Pictures stay out. Extract the lines below from the first one through the line with "80, 90, 100]", both included.
:::
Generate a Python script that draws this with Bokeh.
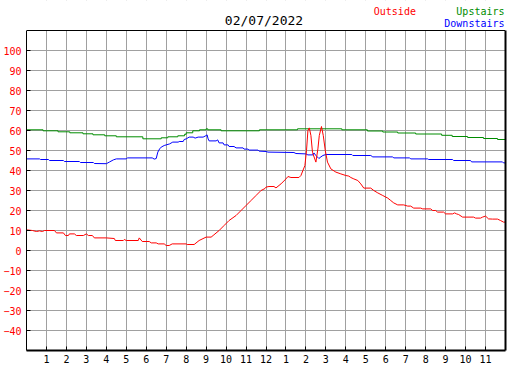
from bokeh.plotting import figure
from bokeh.models import Range1d, FixedTicker, LinearAxis, Label, Grid, Span, BoxAnnotation
from bokeh.embed import file_html
from bokeh.resources import INLINE

# ---------------- data ----------------
title_text = "02/07/2022"
series_names = ["Outside", "Upstairs", "Downstairs"]
series_colors = ["#ff0000", "#008c00", "#0000ff"]

hour_ticks = [1, 2, 3, 4, 5, 6, 7, 8, 9, 10, 11, 12, 13, 14, 15, 16, 17, 18, 19, 20, 21, 22, 23]
hour_labels = ["1", "2", "3", "4", "5", "6", "7", "8", "9", "10", "11", "12",
               "1", "2", "3", "4", "5", "6", "7", "8", "9", "10", "11"]
temp_ticks = [-40, -30, -20, -10, 0, 10, 20, 30, 40, 50, 60, 70, 80, 90, 100]

outside_hours = [0, 0.3, 0.5, 0.65, 0.8, 0.9, 1.4, 1.5, 1.85, 1.95, 2.1, 2.15, 2.4, 2.5, 2.85,
                 3.0, 3.1, 3.3, 3.4, 4.0, 4.4, 4.45, 4.85, 4.9, 5.0, 5.6, 5.65, 5.8, 6.15,
                 6.25, 6.5, 6.6, 6.9, 7.0, 7.15, 7.3, 8.0, 8.05, 8.4, 8.65, 9.0, 9.25, 9.35,
                 9.65, 9.9, 10.15, 10.5, 10.75, 11.0, 11.25, 11.5, 11.75, 11.95, 12.0, 12.15,
                 12.4, 12.5, 12.75, 13.0, 13.1, 13.25, 13.65, 13.75, 13.95, 14.03, 14.1,
                 14.17, 14.25, 14.33, 14.5, 14.6, 14.67, 14.78, 14.87, 14.97, 15.08, 15.25,
                 15.5, 15.75, 16.0, 16.15, 16.25, 16.4, 16.6, 16.75, 16.9, 17.25, 17.4, 17.6,
                 17.85, 18.1, 18.25, 18.4, 18.6, 18.9, 19.1, 19.25, 19.4, 19.75, 19.85, 20.25,
                 20.35, 20.5, 20.6, 20.9, 21.0, 21.35, 21.45, 21.55, 21.65, 21.85, 22.4, 22.5,
                 22.75, 22.85, 23.0, 23.15, 23.35, 23.6, 23.75, 23.9, 24.0]
outside_temps = [10.3, 10.0, 9.5, 9.8, 9.5, 10.0, 10.0, 8.8, 8.8, 7.5, 7.5, 8.3, 8.3, 7.5, 7.5,
                 8.3, 7.5, 7.5, 6.3, 6.3, 6.0, 5.0, 5.0, 5.5, 5.0, 5.0, 6.3, 4.5, 4.5,
                 3.8, 3.8, 3.3, 3.3, 2.5, 2.5, 3.3, 3.3, 3.0, 3.0, 5.0, 6.7, 6.7, 7.5,
                 10.0, 12.5, 15.0, 17.5, 20.0, 22.5, 25.0, 27.5, 30.0, 31.0, 31.7, 32.0,
                 32.0, 31.3, 33.3, 35.8, 37.0, 36.5, 36.5, 37.5, 42.5, 50.0, 60.0,
                 61.3, 57.5, 49.0, 44.2, 50.8, 57.5, 62.0, 57.5, 50.0, 44.2, 40.8,
                 39.2, 38.3, 37.5, 37.2, 36.5, 35.8, 35.0, 33.3, 31.2, 31.2, 30.0, 28.8,
                 27.5, 26.2, 25.0, 23.8, 22.8, 22.8, 22.2, 22.2, 21.2, 21.2, 20.8, 20.8,
                 20.0, 20.0, 19.2, 19.2, 18.3, 18.3, 18.8, 18.3, 18.0, 16.7, 16.7, 16.2,
                 16.2, 16.7, 17.2, 15.8, 15.7, 15.7, 15.0, 14.2, 14.2]

upstairs_hours = [0, 0.83, 1.58, 2.17, 2.83, 3.33, 3.92, 4.5, 5.83, 6.75, 7.08, 7.58, 7.92,
                  8.0, 8.33, 8.67, 9.0, 9.08, 9.75, 11.67, 13.58, 15.8, 17.08, 17.85, 18.6,
                  19.5, 20.8, 21.33, 22.1, 22.9, 23.6, 24.0]
upstairs_temps = [60.35, 59.85, 59.35, 58.85, 58.35, 57.85, 57.35, 56.85, 55.85, 56.35, 56.85,
                  57.35, 58.1, 58.85, 59.85, 60.35, 60.85, 60.35, 59.85, 60.35, 60.85, 60.35,
                  59.75, 59.25, 58.75, 58.25, 57.6, 57.0, 56.5, 56.0, 55.5, 55.5]

downstairs_hours = [0, 0.65, 0.7, 1.1, 1.15, 1.85, 1.9, 2.65, 2.7, 3.35, 3.4, 4.0, 4.15, 4.35,
                    4.5, 5.0, 5.05, 6.3, 6.4, 6.5, 6.58, 6.67, 6.75, 6.9, 7.17, 7.33, 7.6,
                    7.65, 7.85, 7.9, 8.0, 8.15, 8.35, 8.45, 8.6, 8.85, 8.95, 9.05, 9.1, 9.15,
                    9.5, 9.58, 9.65, 9.85, 9.9, 10.1, 10.15, 10.4, 10.5, 10.85, 10.9, 11.1,
                    11.15, 11.6, 11.65, 12.0, 12.1, 13.4, 13.5, 14.0, 14.1, 14.35, 14.4, 14.5,
                    14.65, 14.75, 14.85, 15.0, 16.3, 16.35, 17.25, 17.35, 18.35, 18.4, 19.2,
                    19.25, 20.1, 20.15, 21.35, 21.4, 22.25, 22.3, 23.85, 23.9, 24.0]
downstairs_temps = [45.8, 45.8, 45.5, 45.5, 45.0, 45.0, 44.5, 44.5, 44.0, 44.0, 43.5, 43.4, 44.2,
                    45.3, 45.8, 45.8, 46.3, 46.3, 45.7, 46.0, 49.2, 50.8, 51.7, 52.5, 53.3,
                    54.2, 54.2, 54.5, 54.5, 55.5, 55.8, 56.7, 56.7, 56.2, 56.7, 56.7, 57.2,
                    57.8, 55.8, 54.8, 54.8, 55.3, 53.8, 53.8, 52.8, 52.8, 52.0, 52.0, 51.3,
                    51.3, 50.7, 50.7, 50.2, 50.2, 49.7, 49.5, 49.2, 49.0, 48.5, 48.3, 47.8,
                    47.8, 48.8, 47.5, 46.0, 46.8, 47.5, 48.0, 48.0, 47.5, 47.5, 46.8, 46.8,
                    46.3, 46.3, 45.8, 45.8, 45.5, 45.5, 45.0, 45.0, 44.3, 44.3, 43.8, 43.8]

# ---------------- figure ----------------
FONT = "DejaVu Sans Mono"
Y_MIN, Y_MAX, Y_TOP = -50, 110, 125   # plot area is -50..110, header band above it

p = figure(width=515, height=368, output_backend="svg", toolbar_location=None,
           x_range=Range1d(0, 24), y_range=Range1d(Y_MIN, Y_TOP),
           min_border_left=25, min_border_right=10, min_border_top=0, min_border_bottom=18,
           x_axis_type=None, y_axis_type=None)
p.background_fill_color = "white"
p.border_fill_color = "white"
p.outline_line_color = None

xaxis = LinearAxis(ticker=FixedTicker(ticks=hour_ticks),
                   major_label_overrides={t: l for t, l in zip(hour_ticks, hour_labels)})
xaxis.axis_line_color = "black"
xaxis.axis_line_width = 2
xaxis.major_tick_in = 4
xaxis.major_tick_out = 0
xaxis.minor_tick_line_color = None
xaxis.major_label_standoff = 4
xaxis.major_label_text_font = FONT
xaxis.major_label_text_font_size = "10px"
xaxis.major_label_text_color = "black"
p.add_layout(xaxis, "below")

yaxis = LinearAxis(ticker=FixedTicker(ticks=temp_ticks), bounds=(Y_MIN, Y_MAX))
yaxis.axis_line_color = "black"
yaxis.axis_line_width = 1
yaxis.major_tick_in = 4
yaxis.major_tick_out = 0
yaxis.minor_tick_line_color = None
yaxis.major_label_standoff = 5
yaxis.major_label_text_font = FONT
yaxis.major_label_text_font_size = "10px"
yaxis.major_label_text_color = "#ff0000"
p.add_layout(yaxis, "left")

raxis = LinearAxis(ticker=FixedTicker(ticks=[]), bounds=(Y_MIN, Y_MAX))
raxis.axis_line_color = "black"
raxis.axis_line_width = 2
raxis.major_tick_line_color = None
raxis.minor_tick_line_color = None
raxis.major_label_standoff = 0
p.add_layout(raxis, "right")

p.add_layout(Grid(dimension=0, ticker=FixedTicker(ticks=hour_ticks),
                  grid_line_color="#a0a0a0", grid_line_width=1))
p.add_layout(Grid(dimension=1, ticker=FixedTicker(ticks=temp_ticks),
                  grid_line_color="#a0a0a0", grid_line_width=1))

p.step(upstairs_hours, upstairs_temps, mode="after", line_color=series_colors[1], line_width=1)
p.line(downstairs_hours, downstairs_temps, line_color=series_colors[2], line_width=1)
p.line(outside_hours, outside_temps, line_color=series_colors[0], line_width=1)

# white header band hides the grid above the plot area, then the top border line
p.add_layout(BoxAnnotation(bottom=Y_MAX, fill_color="white", fill_alpha=1.0, line_color=None))
p.add_layout(Span(location=Y_MAX, dimension="width", line_color="black", line_width=1))

# header texts
p.add_layout(Label(x=11.9, y=115.0, text=title_text, text_align="center", text_baseline="middle",
                   text_font=FONT, text_font_size="13px", text_color="black"))
p.add_layout(Label(x=17.4, y=119.5, text=series_names[0], text_align="left", text_baseline="middle",
                   text_font=FONT, text_font_size="10px", text_color=series_colors[0]))
p.add_layout(Label(x=23.95, y=119.5, text=series_names[1], text_align="right", text_baseline="middle",
                   text_font=FONT, text_font_size="10px", text_color=series_colors[1]))
p.add_layout(Label(x=23.95, y=113.5, text=series_names[2], text_align="right", text_baseline="middle",
                   text_font=FONT, text_font_size="10px", text_color=series_colors[2]))

open("out.html", "w").write(file_html(p, INLINE))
:::
Solved exercise —
Generate a Python script that draws this with Bokeh.
from bokeh.plotting import figure
from bokeh.models import Range1d, FixedTicker, LinearAxis, Label, Grid, Span, BoxAnnotation
from bokeh.embed import file_html
from bokeh.resources import INLINE

# ---------------- data ----------------
title_text = "02/07/2022"
series_names = ["Outside", "Upstairs", "Downstairs"]
series_colors = ["#ff0000", "#008c00", "#0000ff"]

hour_ticks = [1, 2, 3, 4, 5, 6, 7, 8, 9, 10, 11, 12, 13, 14, 15, 16, 17, 18, 19, 20, 21, 22, 23]
hour_labels = ["1", "2", "3", "4", "5", "6", "7", "8", "9", "10", "11", "12",
               "1", "2", "3", "4", "5", "6", "7", "8", "9", "10", "11"]
temp_ticks = [-40, -30, -20, -10, 0, 10, 20, 30, 40, 50, 60, 70, 80, 90, 100]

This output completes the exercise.